::: Data excerpt :::
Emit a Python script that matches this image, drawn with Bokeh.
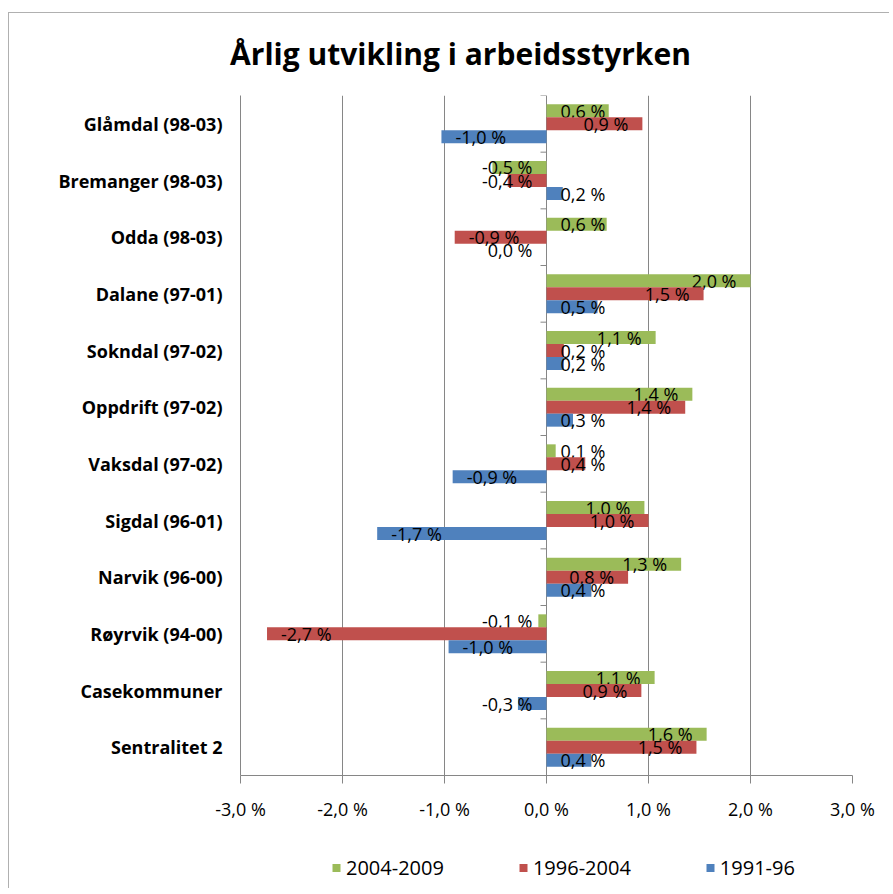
from bokeh.plotting import figure
from bokeh.layouts import column
from bokeh.models import (FactorRange, Range1d, FixedTicker, CustomJSTickFormatter,
                          ColumnDataSource, Legend, LegendItem, Label)
from bokeh.transform import dodge
from bokeh.core.properties import value
from bokeh.embed import file_html
from bokeh.resources import INLINE

# ---------------- data ----------------
title_text = "Årlig utvikling i arbeidsstyrken"
categories = [  # top to bottom
    "Glåmdal (98-03)", "Bremanger (98-03)", "Odda (98-03)", "Dalane (97-01)",
    "Sokndal (97-02)", "Oppdrift (97-02)", "Vaksdal (97-02)", "Sigdal (96-01)",
    "Narvik (96-00)", "Røyrvik (94-00)", "Casekommuner", "Sentralitet 2",
]
series_names = ["2004-2009", "1996-2004", "1991-96"]
v_2004_2009 = [0.61, -0.53, 0.59, 2.00, 1.07, 1.43, 0.09, 0.96, 1.32, -0.08, 1.06, 1.57]
v_1996_2004 = [0.94, -0.38, -0.90, 1.54, 0.17, 1.36, 0.38, 1.00, 0.80, -2.74, 0.93, 1.47]
v_1991_96 = [-1.03, 0.16, 0.00, 0.50, 0.17, 0.26, -0.92, -1.66, 0.44, -0.96, -0.28, 0.44]
x_ticks = [-3, -2, -1, 0, 1, 2, 3]
colors = ["#9BBB59", "#C0504D", "#4F81BD"]

# ---------------- layout / style ----------------
W = 880
H_TITLE, H_MAIN, H_LEG = 82, 735, 58
FRAME_L, FRAME_W, FRAME_H = 231, 612, 680
PX = FRAME_W / (x_ticks[-1] - x_ticks[0])
BAND = FRAME_H / len(categories)
BAR = 13 / BAND
GRAY = "#868686"
FONT = "Open Sans"
MARGIN = 14
W_POS, W_NEG = 45, 51

# position of title and legend, in canvas pixels
TITLE_CX, TITLE_BASE_FROM_BOTTOM = 451, 42
LEG_X, LEG_Y = 317, 7


def blank_fig(h):
    f = figure(width=W, height=h, title=None, x_axis_type=None, y_axis_type=None,
               output_backend="svg", toolbar_location=None, min_border=0)
    left, width = 0, W
    try:
        f.frame_align = False
    except Exception:
        left, width = FRAME_L, FRAME_W
    f.x_range = Range1d(left, left + width)
    f.y_range = Range1d(0, h)
    f.outline_line_color = None
    f.background_fill_color = "white"
    f.border_fill_color = "white"
    return f, left


# ---- title figure ----
pt, pt_left = blank_fig(H_TITLE)
pt.add_layout(Label(x=TITLE_CX, y=TITLE_BASE_FROM_BOTTOM, text=title_text, text_align="center",
                    text_baseline="alphabetic", text_font=FONT, text_font_style="bold",
                    text_font_size="30px", text_color="black"))

# ---- main figure ----
p = figure(width=W, height=H_MAIN, title=None,
           y_range=FactorRange(factors=categories[::-1], range_padding=0),
           x_range=Range1d(x_ticks[0], x_ticks[-1]),
           output_backend="svg", toolbar_location=None,
           min_border_left=FRAME_L, min_border_right=W - FRAME_L - FRAME_W,
           min_border_top=0, min_border_bottom=H_MAIN - FRAME_H)
p.outline_line_color = None
p.background_fill_color = "white"
p.border_fill_color = "white"

all_series = [v_2004_2009, v_1996_2004, v_1991_96]
offsets = [BAR, 0.0, -BAR]
for name, vals, col, off in zip(series_names, all_series, colors, offsets):
    lx, al, xo, txt = [], [], [], []
    for v in vals:
        txt.append(f"{v:.1f}".replace(".", ",") + " %")
        if v > 0:
            if v * PX >= 2 * MARGIN + W_POS:
                lx.append(v); al.append("right"); xo.append(-MARGIN)
            else:
                lx.append(0); al.append("left"); xo.append(MARGIN)
        else:
            if -v * PX >= 2 * MARGIN + W_NEG:
                lx.append(v); al.append("left"); xo.append(MARGIN)
            else:
                lx.append(0); al.append("right"); xo.append(-MARGIN)
    src = ColumnDataSource(dict(cat=categories, v=vals, lx=lx, al=al, xo=xo, t=txt))
    p.hbar(y=dodge("cat", off, range=p.y_range), left=0, right="v", height=BAR,
           fill_color=col, line_color=None, source=src)
    p.text(x="lx", y=dodge("cat", off, range=p.y_range), text="t", text_align="al",
           x_offset="xo", text_baseline="middle", text_font=value(FONT),
           text_font_size="18px", text_color="black", source=src)

# category tick marks on the zero line
bounds = list(range(len(categories) + 1))
p.segment(x0=[0] * len(bounds), x1=[-6 / PX] * len(bounds), y0=bounds, y1=bounds,
          line_color=GRAY, line_width=1)

p.xaxis.ticker = FixedTicker(ticks=x_ticks)
p.xaxis.formatter = CustomJSTickFormatter(code="return tick.toFixed(1).replace('.', ',') + ' %';")
p.xaxis.major_label_text_font = FONT
p.xaxis.major_label_text_font_size = "18px"
p.xaxis.major_label_text_color = "black"
p.xaxis.major_tick_out = 8
p.xaxis.major_tick_in = 0
p.xaxis.minor_tick_line_color = None
p.xaxis.axis_line_color = GRAY
p.xaxis.major_tick_line_color = GRAY
p.xaxis.major_label_standoff = 13

p.yaxis.major_label_text_font = FONT
p.yaxis.major_label_text_font_size = "18px"
p.yaxis.major_label_text_font_style = "bold"
p.yaxis.major_label_text_color = "black"
p.yaxis.major_tick_out = 0
p.yaxis.major_tick_in = 0
p.yaxis.major_tick_line_color = None
p.yaxis.minor_tick_line_color = None
p.yaxis.axis_line_color = GRAY
p.yaxis.major_label_standoff = 18

p.xgrid.ticker = FixedTicker(ticks=x_ticks)
p.xgrid.grid_line_color = GRAY
p.ygrid.grid_line_color = None

# ---- legend figure ----
pl, pl_left = blank_fig(H_LEG)
leg_renderers = []
for vals, col in zip(all_series, colors):
    r = pl.scatter(x=vals, y=list(range(len(vals))), marker="square", size=8,
                   fill_color=col, line_color=None)
    r.visible = False
    leg_renderers.append(r)
legend = Legend(items=[LegendItem(label=n, renderers=[r]) for n, r in zip(series_names, leg_renderers)],
                orientation="horizontal", location=(LEG_X - pl_left, LEG_Y),
                glyph_width=20, glyph_height=27, label_height=27, label_standoff=-4, spacing=69,
                padding=0, margin=0, border_line_color=None, background_fill_alpha=0,
                label_text_font=FONT, label_text_font_size="20px", label_text_color="black")
pl.add_layout(legend)

layout = column(pt, p, pl, spacing=0)
layout.styles = {"margin-left": "8px", "margin-top": "12px",
                 "border-left": "1px solid #b0b0b0", "border-top": "1px solid #b0b0b0"}

open("out.html", "w").write(file_html(layout, INLINE))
:::
■ **Required task**
Skip the pictures, please, and transcribe only the lines from the beginning of the material through the one that contains "from bokeh.resources import INLINE".

■ **The output**
Emit a Python script that matches this image, drawn with Bokeh.
from bokeh.plotting import figure
from bokeh.layouts import column
from bokeh.models import (FactorRange, Range1d, FixedTicker, CustomJSTickFormatter,
                          ColumnDataSource, Legend, LegendItem, Label)
from bokeh.transform import dodge
from bokeh.core.properties import value
from bokeh.embed import file_html
from bokeh.resources import INLINE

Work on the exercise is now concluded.